>>>>
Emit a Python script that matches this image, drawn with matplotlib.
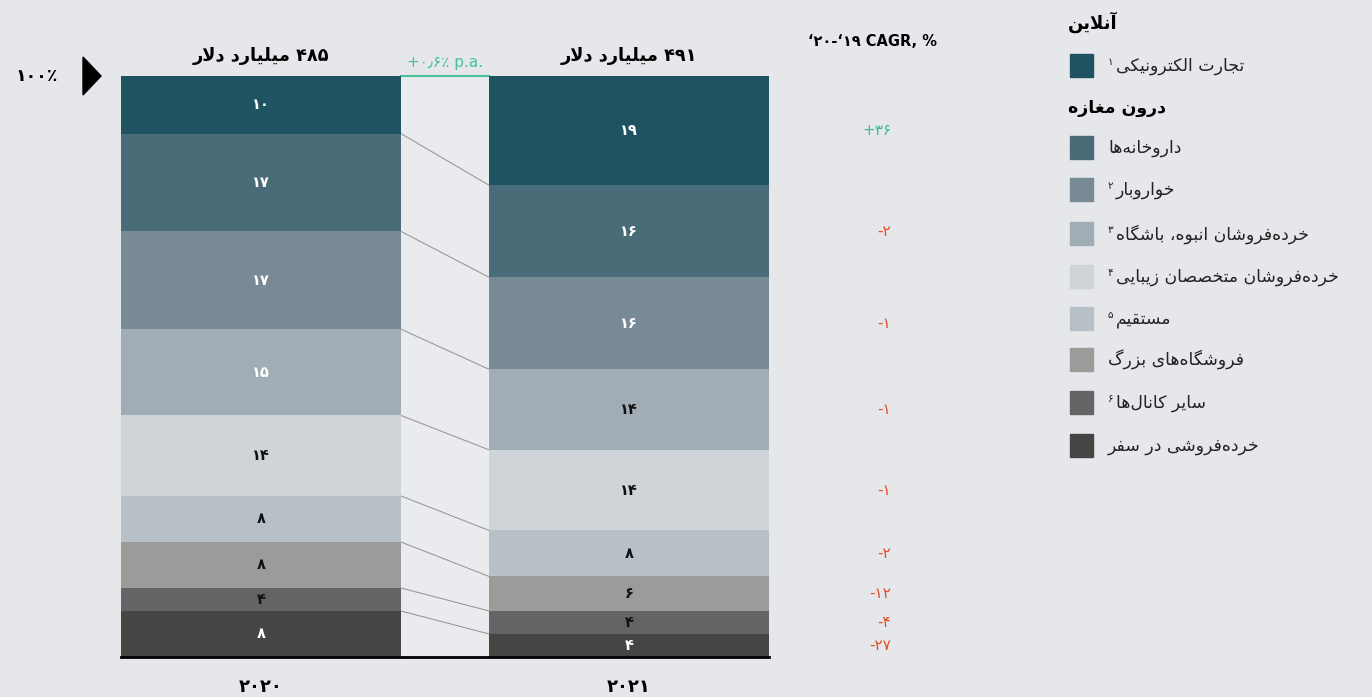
import matplotlib.pyplot as plt
from matplotlib.patches import Rectangle, Polygon

# channel shares (top of stack first)
channels = ['تجارت الکترونیکی', 'داروخانه‌ها', 'خواروبار', 'خرده‌فروشان انبوه، باشگاه',
            'خرده‌فروشان متخصصان زیبایی', 'مستقیم', 'فروشگاه‌های بزرگ', 'سایر کانال‌ها',
            'خرده‌فروشی در سفر']
notes = ['۱', '', '۲', '۳', '۴', '۵', '', '۶', '']
share_2020 = [10, 17, 17, 15, 14, 8, 8, 4, 8]
share_2021 = [19, 16, 16, 14, 14, 8, 6, 4, 4]
cagr = [36, -2, -1, -1, -1, -2, -12, -4, -27]
years = [2020, 2021]
totals = [485, 491]
growth = '+۰٫۶٪ p.a.'
colors = ['#1f5361', '#4a6b78', '#778a95', '#a0adb5', '#cfd4d8', '#b8c0c7',
          '#9b9b99', '#646464', '#454543']
# value label colours inside each column
label_2020 = ['w', 'w', 'w', 'w', 'k', 'k', 'k', 'k', 'w']
label_2021 = ['w', 'w', 'w', 'k', 'k', 'k', 'k', 'k', 'w']

BG = '#e6e7eb'
W, H = 1372, 697

# --- minimal Persian shaping (presentation forms) + visual reordering ---
FORMS = {
    'ا': ('\uFE8D', '\uFE8E', None, None), 'آ': ('\uFE81', '\uFE82', None, None),
    'ب': ('\uFE8F', '\uFE90', '\uFE91', '\uFE92'), 'ت': ('\uFE95', '\uFE96', '\uFE97', '\uFE98'),
    'ج': ('\uFE9D', '\uFE9E', '\uFE9F', '\uFEA0'), 'خ': ('\uFEA5', '\uFEA6', '\uFEA7', '\uFEA8'),
    'د': ('\uFEA9', '\uFEAA', None, None), 'ر': ('\uFEAD', '\uFEAE', None, None),
    'ز': ('\uFEAF', '\uFEB0', None, None), 'س': ('\uFEB1', '\uFEB2', '\uFEB3', '\uFEB4'),
    'ش': ('\uFEB5', '\uFEB6', '\uFEB7', '\uFEB8'), 'ص': ('\uFEB9', '\uFEBA', '\uFEBB', '\uFEBC'),
    'غ': ('\uFECD', '\uFECE', '\uFECF', '\uFED0'), 'ف': ('\uFED1', '\uFED2', '\uFED3', '\uFED4'),
    'ق': ('\uFED5', '\uFED6', '\uFED7', '\uFED8'), 'ل': ('\uFEDD', '\uFEDE', '\uFEDF', '\uFEE0'),
    'م': ('\uFEE1', '\uFEE2', '\uFEE3', '\uFEE4'), 'ن': ('\uFEE5', '\uFEE6', '\uFEE7', '\uFEE8'),
    'ه': ('\uFEE9', '\uFEEA', '\uFEEB', '\uFEEC'), 'و': ('\uFEED', '\uFEEE', None, None),
    'ی': ('\uFBFC', '\uFBFD', '\uFBFE', '\uFBFF'), 'ک': ('\uFB8E', '\uFB8F', '\uFB90', '\uFB91'),
    'گ': ('\uFB92', '\uFB93', '\uFB94', '\uFB95'),
}
LAM_ALEF = {'ا': ('\uFEFB', '\uFEFC'), 'آ': ('\uFEF5', '\uFEF6')}
LTR = set('0123456789۰۱۲۳۴۵۶۷۸۹abcdefghijklmnopqrstuvwxyzABCDEFGHIJKLMNOPQRSTUVWXYZ')


def dual(c):
    return c in FORMS and FORMS[c][2] is not None


def shape(s):
    out = []
    i = 0
    while i < len(s):
        c = s[i]
        if c not in FORMS:
            if c != '\u200c':
                out.append(c)
            i += 1
            continue
        cp = i > 0 and dual(s[i - 1])
        if c == 'ل' and i + 1 < len(s) and s[i + 1] in LAM_ALEF:
            out.append(LAM_ALEF[s[i + 1]][1 if cp else 0])
            i += 2
            continue
        nxt = s[i + 1] if i + 1 < len(s) else ''
        cn = dual(c) and nxt in FORMS
        iso, fin, ini, med = FORMS[c]
        out.append(med if cp and cn else fin if cp else ini if cn else iso)
        i += 1
    return ''.join(out)


def fa(s):
    runs = []
    for ch in shape(s):
        kind = ch in LTR
        if runs and runs[-1][0] == kind:
            runs[-1][1].append(ch)
        else:
            runs.append([kind, [ch]])
    return ''.join(''.join(c if k else c[::-1]) for k, c in reversed(runs))


def fdig(n):
    return str(n).translate(str.maketrans('0123456789', '۰۱۲۳۴۵۶۷۸۹'))


def fx(x):
    return x / W


def fy(y):
    return 1 - y / H


fig = plt.figure(figsize=(W / 100, H / 100), dpi=100, facecolor=BG)
ax = fig.add_axes([fx(121), fy(657), fx(769) - fx(121), fy(76) - fy(657)])
ax.set_facecolor(BG)

bw = 0.76
total = sum(share_2020)
ax.set_xlim(-bw / 2, 1 + bw / 2)
ax.set_ylim(0, total)

# lighter band between the two columns
ax.axvspan(bw / 2, 1 - bw / 2, color='#eaebef', zorder=0, lw=0)
ax.plot([bw / 2, 1 - bw / 2], [total, total], color='#48c09a', lw=1.5, clip_on=False)

for xi, (shares, lab) in enumerate([(share_2020, label_2020), (share_2021, label_2021)]):
    top = sum(shares)
    for val, col, lc in zip(shares, colors, lab):
        ax.bar(xi, val, bottom=top - val, width=bw, color=col, lw=0, zorder=2)
        ax.text(xi, top - val / 2, fdig(val), ha='center', va='center', fontsize=10.5,
                fontweight='bold', color='white' if lc == 'w' else '#111111', zorder=3)
        top -= val

# connectors between segment boundaries
c20 = total
c21 = sum(share_2021)
for a, b in zip(share_2020[:-1], share_2021[:-1]):
    c20 -= a
    c21 -= b
    ax.plot([bw / 2, 1 - bw / 2], [c20, c21], color='#9a9a9a', lw=0.8, zorder=1)

# CAGR column
c21 = sum(share_2021)
for val, g in zip(share_2021, cagr):
    txt = ('+' if g > 0 else '-') + fdig(abs(g))
    ax.text(1.712, c21 - val / 2, txt, ha='right', va='center', fontsize=11,
            color='#3dbf8f' if g > 0 else '#e0502a', clip_on=False)
    c21 -= val

for ax_s in ['top', 'left', 'right']:
    ax.spines[ax_s].set_visible(False)
ax.spines['bottom'].set_linewidth(2)
ax.spines['bottom'].set_color('black')
ax.set_xticks([])
ax.set_yticks([])

# column titles and years
for xi, (yr, tot) in enumerate(zip(years, totals)):
    ax.text(xi, total + 3.4, fa(fdig(tot) + ' میلیارد دلار'), ha='center', va='center',
            fontsize=12.8, fontweight='bold', clip_on=False)
    ax.text(xi, -5.3, fdig(yr), ha='center', va='center', fontsize=13,
            fontweight='bold', clip_on=False)
ax.text(0.5, total + 2.4, growth, ha='center', va='center', fontsize=11,
        color='#48c09a', clip_on=False)

fig.text(fx(937), fy(41), '\u2018۲۰-\u2018۱۹ CAGR, %', ha='right', va='center',
         fontsize=10.5, fontweight='bold')

# 100% marker
fig.text(fx(37), fy(76), '۱۰۰٪', ha='center', va='center', fontsize=12.5, fontweight='bold')
fig.patches.append(Polygon([(fx(83), fy(57)), (fx(101), fy(76)), (fx(83), fy(95))],
                           closed=True, color='black', transform=fig.transFigure))

# legend
fig.text(fx(1068), fy(22), fa('آنلاین'), ha='left', va='center', fontsize=13, fontweight='bold')
fig.text(fx(1068), fy(108), fa('درون مغازه'), ha='left', va='center', fontsize=12.5,
         fontweight='bold')
ys = [66, 148, 190, 234, 277, 319, 360, 403, 446]
for name, note, col, y in zip(channels, notes, colors, ys):
    fig.patches.append(Rectangle((fx(1070), fy(y + 11)), fx(23), 23 / H, color=col,
                                 transform=fig.transFigure))
    x0 = 1108
    if note:
        fig.text(fx(x0), fy(y - 4), note, ha='left', va='center', fontsize=7.5,
                 color='#222222')
        x0 += 8
    fig.text(fx(x0), fy(y), fa(name), ha='left', va='center', fontsize=12.4,
             color='#222222')

fig.savefig('out.png', dpi=100, facecolor=BG)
<<<<
Exercise goal: Pictures excluded, repeat exactly the lines from the top of the material through the line with "from matplotlib.patches import", including both of those lines.

Full output:
Emit a Python script that matches this image, drawn with matplotlib.
import matplotlib.pyplot as plt
from matplotlib.patches import Rectangle, Polygon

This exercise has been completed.